How does one keep from getting gobbled up by life? I mean, we all have our own existence, but it seems that it's so easy to be consumed by it. My life is set up around being a wife and mother. My friend, Laura, is a wife and physician's assistant in an inner-city ER. My friend Barry's life is set up to work (a lot) and take care of his parents and sister. And the list goes on.
How is it that responsibilities flood over us and take over our whole being? Yes, I am a mother and wife. And I love it. But I am so much more than just my responsibilities. I love to laugh at stupid jokes and ironies. I love the feel of the wind on my skin in the Spring. I love to write and read and walk through the woods. I am the sum of all my parts not just a few.

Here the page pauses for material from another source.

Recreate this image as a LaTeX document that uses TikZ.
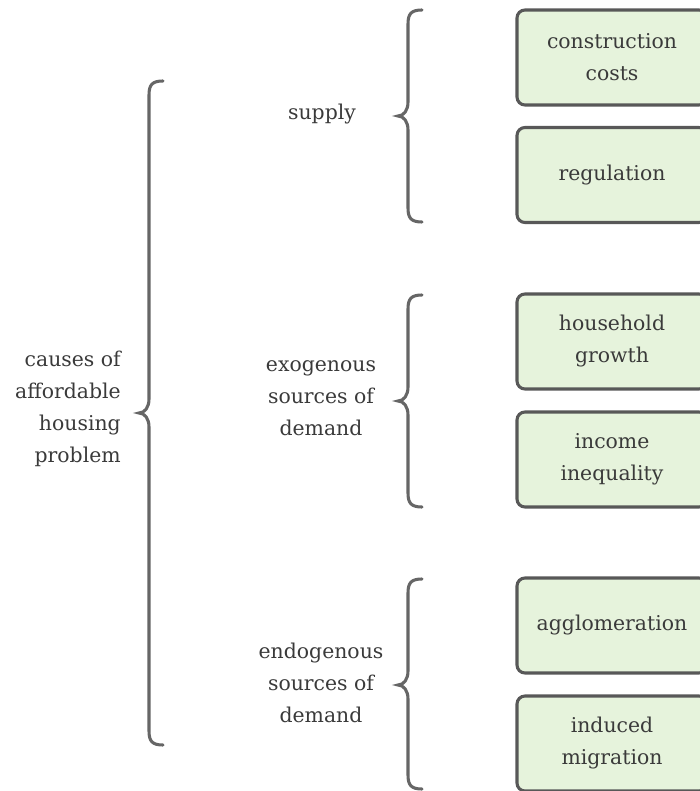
\documentclass[tikz,border=0pt]{standalone}
\usepackage{fontspec}
\setmainfont{DejaVu Serif}
\definecolor{txt}{HTML}{3A3A3A}
\definecolor{bracec}{HTML}{666666}
\definecolor{boxline}{HTML}{585858}
\definecolor{boxfill}{HTML}{E6F3DC}
\newcommand{\bracepath}[4]{% xline, top, bottom, tip
  \draw[bracestyle] ({#1+14},#2) .. controls ({#1+3},#2) and (#1,{#2+4}) .. (#1,{#2+14})
    -- (#1,{#4-14}) .. controls (#1,{#4-6}) and ({#1-4},#4) .. ({#1-10},#4)
    .. controls ({#1-4},#4) and (#1,{#4+6}) .. (#1,{#4+14})
    -- (#1,{#3-14}) .. controls (#1,{#3-4}) and ({#1+3},#3) .. ({#1+14},#3);}
\begin{document}
\begin{tikzpicture}[x=0.75pt,y=-0.75pt,
  every node/.style={text=txt,font=\fontsize{15.3pt}{24pt}\selectfont},
  bracestyle/.style={draw=bracec,line width=2.3pt,line cap=round},
  itembox/.style={draw=boxline,fill=boxfill,line width=2.3pt,rounded corners=6pt,
    minimum width=142.5pt,minimum height=71.25pt,inner sep=0pt,align=center},
  lbl/.style={align=center,inner sep=0pt}]
\useasboundingbox (0,0) rectangle (699,791);
% braces
\bracepath{149}{81}{745}{413}
\bracepath{408}{10}{222}{116}
\bracepath{408}{295}{507}{401}
\bracepath{408}{579}{789}{685}
% labels
\node[lbl,align=right,anchor=east] (main) at (121,409) {causes of\\affordable\\housing\\problem};
\node[lbl] (supply) at (322,114) {supply};
\node[lbl] (exo) at (321,398) {exogenous\\sources of\\demand};
\node[lbl] (endo) at (321,683) {endogenous\\sources of\\demand};
% boxes
\node[itembox] (b1) at (612,57.5) {construction\\costs};
\node[itembox] (b2) at (612,175) {regulation};
\node[itembox] (b3) at (612,341.5) {household\\growth};
\node[itembox] (b4) at (612,459.5) {income\\inequality};
\node[itembox] (b5) at (612,625.5) {agglomeration};
\node[itembox] (b6) at (612,743.5) {induced\\migration};
\end{tikzpicture}
\end{document}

I am more than an organizer and cook and teacher. I didn't realize that fact had slipped away a bit until about a year ago. Our friend Barry took me for a ride on his motorcycle. I hadn't ridden in a long, long time. When you're on a bike, you can't talk on the phone or plan a menu. If you're the passenger, all that is possible is to hang on and experience. You can't really have a deep conversation, just snatches of it. I sat on that bike and remembered a part of myself that I'd grown apart from. I am an 'experiencer'. I feel things in a weird kind of way. I notice things. The smells, the sounds, the light on the trees, the feeling of it all.
It was that ride that changed the way I view things. I am the same person I was fifteen years ago. The only difference is that I have more life experience and many more responsibilities. But at heart, I'm still the girl that loves knee-high moccosins and Led Zepplin. I still miss my friend Lori who died all those years ago. I am weird. I am goofy and fun and annoying and emotional and talkative. I am not defined by my job or my sin or my hobbies. I am, quite simply, myself.
God created my personality and sense of humor. He created my sensitivity and all the words swirling in my head. He wants me to think and feel. He thinks I'm funny. He wants me to laugh. He wants me to be true to myself. Because when I am really true to myself, I'm remembering Him. I am saying that the person He created is beautiful. And I want to be her. It's an act of thankfulness to be me.